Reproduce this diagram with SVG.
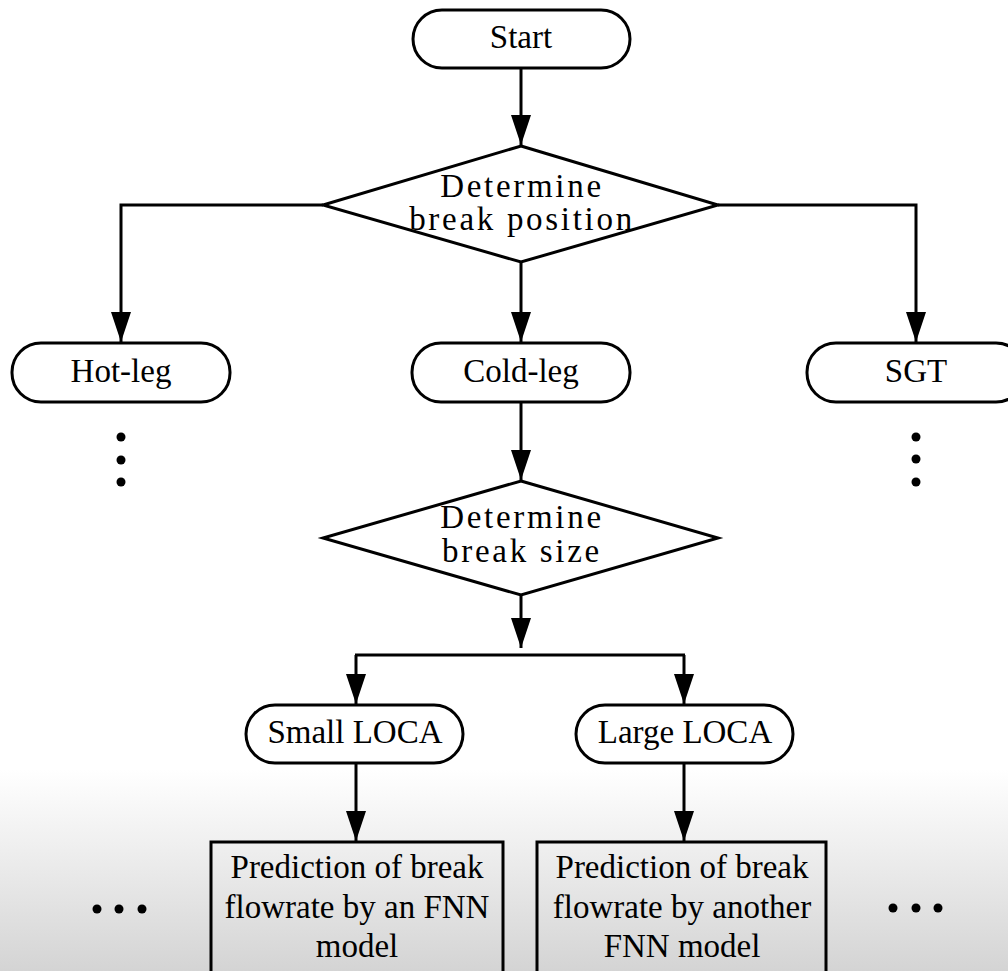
<svg xmlns="http://www.w3.org/2000/svg" width="1008" height="971" viewBox="0 0 1008 971">
<defs>
<linearGradient id="bg" x1="0" y1="770" x2="0" y2="971" gradientUnits="userSpaceOnUse">
<stop offset="0" stop-color="#ffffff"/>
<stop offset="0.4" stop-color="#eeeeee"/>
<stop offset="1" stop-color="#d4d4d4"/>
</linearGradient>
<marker id="ah" markerUnits="userSpaceOnUse" markerWidth="32" markerHeight="22" viewBox="0 0 32 22" refX="30" refY="11" orient="auto">
<path d="M0,1 L30,11 L0,21 Z" fill="#000"/>
</marker>
</defs>
<style>
.n{fill:none;stroke:#000;stroke-width:3}
.t{font-family:"Liberation Serif","Times New Roman",serif;font-size:33px;fill:#000;text-anchor:middle}
.d{letter-spacing:2.7px}
.c{fill:none;stroke:#000;stroke-width:3}
.dot{fill:#000}
</style>
<rect x="0" y="0" width="1008" height="971" fill="#fff"/>
<rect x="0" y="770" width="1008" height="201" fill="url(#bg)"/>

<g id="connectors">
<line class="c" x1="521" y1="68" x2="521" y2="145" marker-end="url(#ah)"/>
<polyline class="c" points="323,205 121,205 121,342" marker-end="url(#ah)"/>
<polyline class="c" points="718,205 916,205 916,342" marker-end="url(#ah)"/>
<line class="c" x1="521" y1="262" x2="521" y2="342" marker-end="url(#ah)"/>
<line class="c" x1="521" y1="402" x2="521" y2="480" marker-end="url(#ah)"/>
<line class="c" x1="521" y1="595" x2="521" y2="648" marker-end="url(#ah)"/>
<line class="c" x1="355" y1="655" x2="685" y2="655"/>
<line class="c" x1="356" y1="655" x2="356" y2="704" marker-end="url(#ah)"/>
<line class="c" x1="684" y1="655" x2="684" y2="704" marker-end="url(#ah)"/>
<line class="c" x1="356" y1="763" x2="356" y2="841" marker-end="url(#ah)"/>
<line class="c" x1="684" y1="763" x2="684" y2="841" marker-end="url(#ah)"/>
</g>

<g id="start">
<rect class="n" x="413" y="10" width="217" height="58" rx="29" ry="29"/>
<text class="t" x="521" y="48">Start</text>
</g>
<g id="decision-position">
<polygon class="n" points="521,146 718,205 521,262 323,205"/>
<text class="t d" x="522" y="197">Determine</text>
<text class="t d" x="522" y="230">break position</text>
</g>
<g id="hot-leg">
<rect class="n" x="12" y="343" width="218" height="59" rx="29" ry="29"/>
<text class="t" x="121" y="382">Hot-leg</text>
<circle class="dot" cx="121" cy="437" r="4.5"/>
<circle class="dot" cx="121" cy="460" r="4.5"/>
<circle class="dot" cx="121" cy="482" r="4.5"/>
</g>
<g id="cold-leg">
<rect class="n" x="412" y="343" width="218" height="59" rx="29" ry="29"/>
<text class="t" x="521" y="382">Cold-leg</text>
</g>
<g id="sgt">
<rect class="n" x="807" y="343" width="218" height="59" rx="29" ry="29"/>
<text class="t" x="916" y="382">SGT</text>
<circle class="dot" cx="916" cy="437" r="4.5"/>
<circle class="dot" cx="916" cy="459" r="4.5"/>
<circle class="dot" cx="916" cy="482" r="4.5"/>
</g>
<g id="decision-size">
<polygon class="n" points="521,481 718,538 521,595 323,538"/>
<text class="t d" x="522" y="528">Determine</text>
<text class="t d" x="522" y="562">break size</text>
</g>
<g id="small-loca">
<rect class="n" x="246" y="705" width="217" height="58" rx="29" ry="29"/>
<text class="t" x="355" y="743">Small LOCA</text>
</g>
<g id="large-loca">
<rect class="n" x="576" y="705" width="217" height="58" rx="29" ry="29"/>
<text class="t" x="685" y="743">Large LOCA</text>
</g>
<g id="fnn-small">
<rect class="n" x="211" y="842" width="292" height="150"/>
<text class="t" x="357" y="878">Prediction of break</text>
<text class="t" x="357" y="918">flowrate by an FNN</text>
<text class="t" x="357" y="957">model</text>
</g>
<g id="fnn-large">
<rect class="n" x="537" y="842" width="289" height="150"/>
<text class="t" x="682" y="878">Prediction of break</text>
<text class="t" x="682" y="918">flowrate by another</text>
<text class="t" x="682" y="957">FNN model</text>
</g>
<g id="more-left">
<circle class="dot" cx="97" cy="909" r="4.5"/>
<circle class="dot" cx="119" cy="909" r="4.5"/>
<circle class="dot" cx="142" cy="909" r="4.5"/>
</g>
<g id="more-right">
<circle class="dot" cx="893" cy="908" r="4.5"/>
<circle class="dot" cx="916" cy="908" r="4.5"/>
<circle class="dot" cx="938" cy="908" r="4.5"/>
</g>
</svg>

━━━━━━━━━━━━━━━━━━━━

▶ [Stated exercise] Write out again every line above exactly as given; the pictures do not belong in the copy.

▶ [Correct response]
Reproduce this diagram with SVG.
<svg xmlns="http://www.w3.org/2000/svg" width="1008" height="971" viewBox="0 0 1008 971">
<defs>
<linearGradient id="bg" x1="0" y1="770" x2="0" y2="971" gradientUnits="userSpaceOnUse">
<stop offset="0" stop-color="#ffffff"/>
<stop offset="0.4" stop-color="#eeeeee"/>
<stop offset="1" stop-color="#d4d4d4"/>
</linearGradient>
<marker id="ah" markerUnits="userSpaceOnUse" markerWidth="32" markerHeight="22" viewBox="0 0 32 22" refX="30" refY="11" orient="auto">
<path d="M0,1 L30,11 L0,21 Z" fill="#000"/>
</marker>
</defs>
<style>
.n{fill:none;stroke:#000;stroke-width:3}
.t{font-family:"Liberation Serif","Times New Roman",serif;font-size:33px;fill:#000;text-anchor:middle}
.d{letter-spacing:2.7px}
.c{fill:none;stroke:#000;stroke-width:3}
.dot{fill:#000}
</style>
<rect x="0" y="0" width="1008" height="971" fill="#fff"/>
<rect x="0" y="770" width="1008" height="201" fill="url(#bg)"/>

<g id="connectors">
<line class="c" x1="521" y1="68" x2="521" y2="145" marker-end="url(#ah)"/>
<polyline class="c" points="323,205 121,205 121,342" marker-end="url(#ah)"/>
<polyline class="c" points="718,205 916,205 916,342" marker-end="url(#ah)"/>
<line class="c" x1="521" y1="262" x2="521" y2="342" marker-end="url(#ah)"/>
<line class="c" x1="521" y1="402" x2="521" y2="480" marker-end="url(#ah)"/>
<line class="c" x1="521" y1="595" x2="521" y2="648" marker-end="url(#ah)"/>
<line class="c" x1="355" y1="655" x2="685" y2="655"/>
<line class="c" x1="356" y1="655" x2="356" y2="704" marker-end="url(#ah)"/>
<line class="c" x1="684" y1="655" x2="684" y2="704" marker-end="url(#ah)"/>
<line class="c" x1="356" y1="763" x2="356" y2="841" marker-end="url(#ah)"/>
<line class="c" x1="684" y1="763" x2="684" y2="841" marker-end="url(#ah)"/>
</g>

<g id="start">
<rect class="n" x="413" y="10" width="217" height="58" rx="29" ry="29"/>
<text class="t" x="521" y="48">Start</text>
</g>
<g id="decision-position">
<polygon class="n" points="521,146 718,205 521,262 323,205"/>
<text class="t d" x="522" y="197">Determine</text>
<text class="t d" x="522" y="230">break position</text>
</g>
<g id="hot-leg">
<rect class="n" x="12" y="343" width="218" height="59" rx="29" ry="29"/>
<text class="t" x="121" y="382">Hot-leg</text>
<circle class="dot" cx="121" cy="437" r="4.5"/>
<circle class="dot" cx="121" cy="460" r="4.5"/>
<circle class="dot" cx="121" cy="482" r="4.5"/>
</g>
<g id="cold-leg">
<rect class="n" x="412" y="343" width="218" height="59" rx="29" ry="29"/>
<text class="t" x="521" y="382">Cold-leg</text>
</g>
<g id="sgt">
<rect class="n" x="807" y="343" width="218" height="59" rx="29" ry="29"/>
<text class="t" x="916" y="382">SGT</text>
<circle class="dot" cx="916" cy="437" r="4.5"/>
<circle class="dot" cx="916" cy="459" r="4.5"/>
<circle class="dot" cx="916" cy="482" r="4.5"/>
</g>
<g id="decision-size">
<polygon class="n" points="521,481 718,538 521,595 323,538"/>
<text class="t d" x="522" y="528">Determine</text>
<text class="t d" x="522" y="562">break size</text>
</g>
<g id="small-loca">
<rect class="n" x="246" y="705" width="217" height="58" rx="29" ry="29"/>
<text class="t" x="355" y="743">Small LOCA</text>
</g>
<g id="large-loca">
<rect class="n" x="576" y="705" width="217" height="58" rx="29" ry="29"/>
<text class="t" x="685" y="743">Large LOCA</text>
</g>
<g id="fnn-small">
<rect class="n" x="211" y="842" width="292" height="150"/>
<text class="t" x="357" y="878">Prediction of break</text>
<text class="t" x="357" y="918">flowrate by an FNN</text>
<text class="t" x="357" y="957">model</text>
</g>
<g id="fnn-large">
<rect class="n" x="537" y="842" width="289" height="150"/>
<text class="t" x="682" y="878">Prediction of break</text>
<text class="t" x="682" y="918">flowrate by another</text>
<text class="t" x="682" y="957">FNN model</text>
</g>
<g id="more-left">
<circle class="dot" cx="97" cy="909" r="4.5"/>
<circle class="dot" cx="119" cy="909" r="4.5"/>
<circle class="dot" cx="142" cy="909" r="4.5"/>
</g>
<g id="more-right">
<circle class="dot" cx="893" cy="908" r="4.5"/>
<circle class="dot" cx="916" cy="908" r="4.5"/>
<circle class="dot" cx="938" cy="908" r="4.5"/>
</g>
</svg>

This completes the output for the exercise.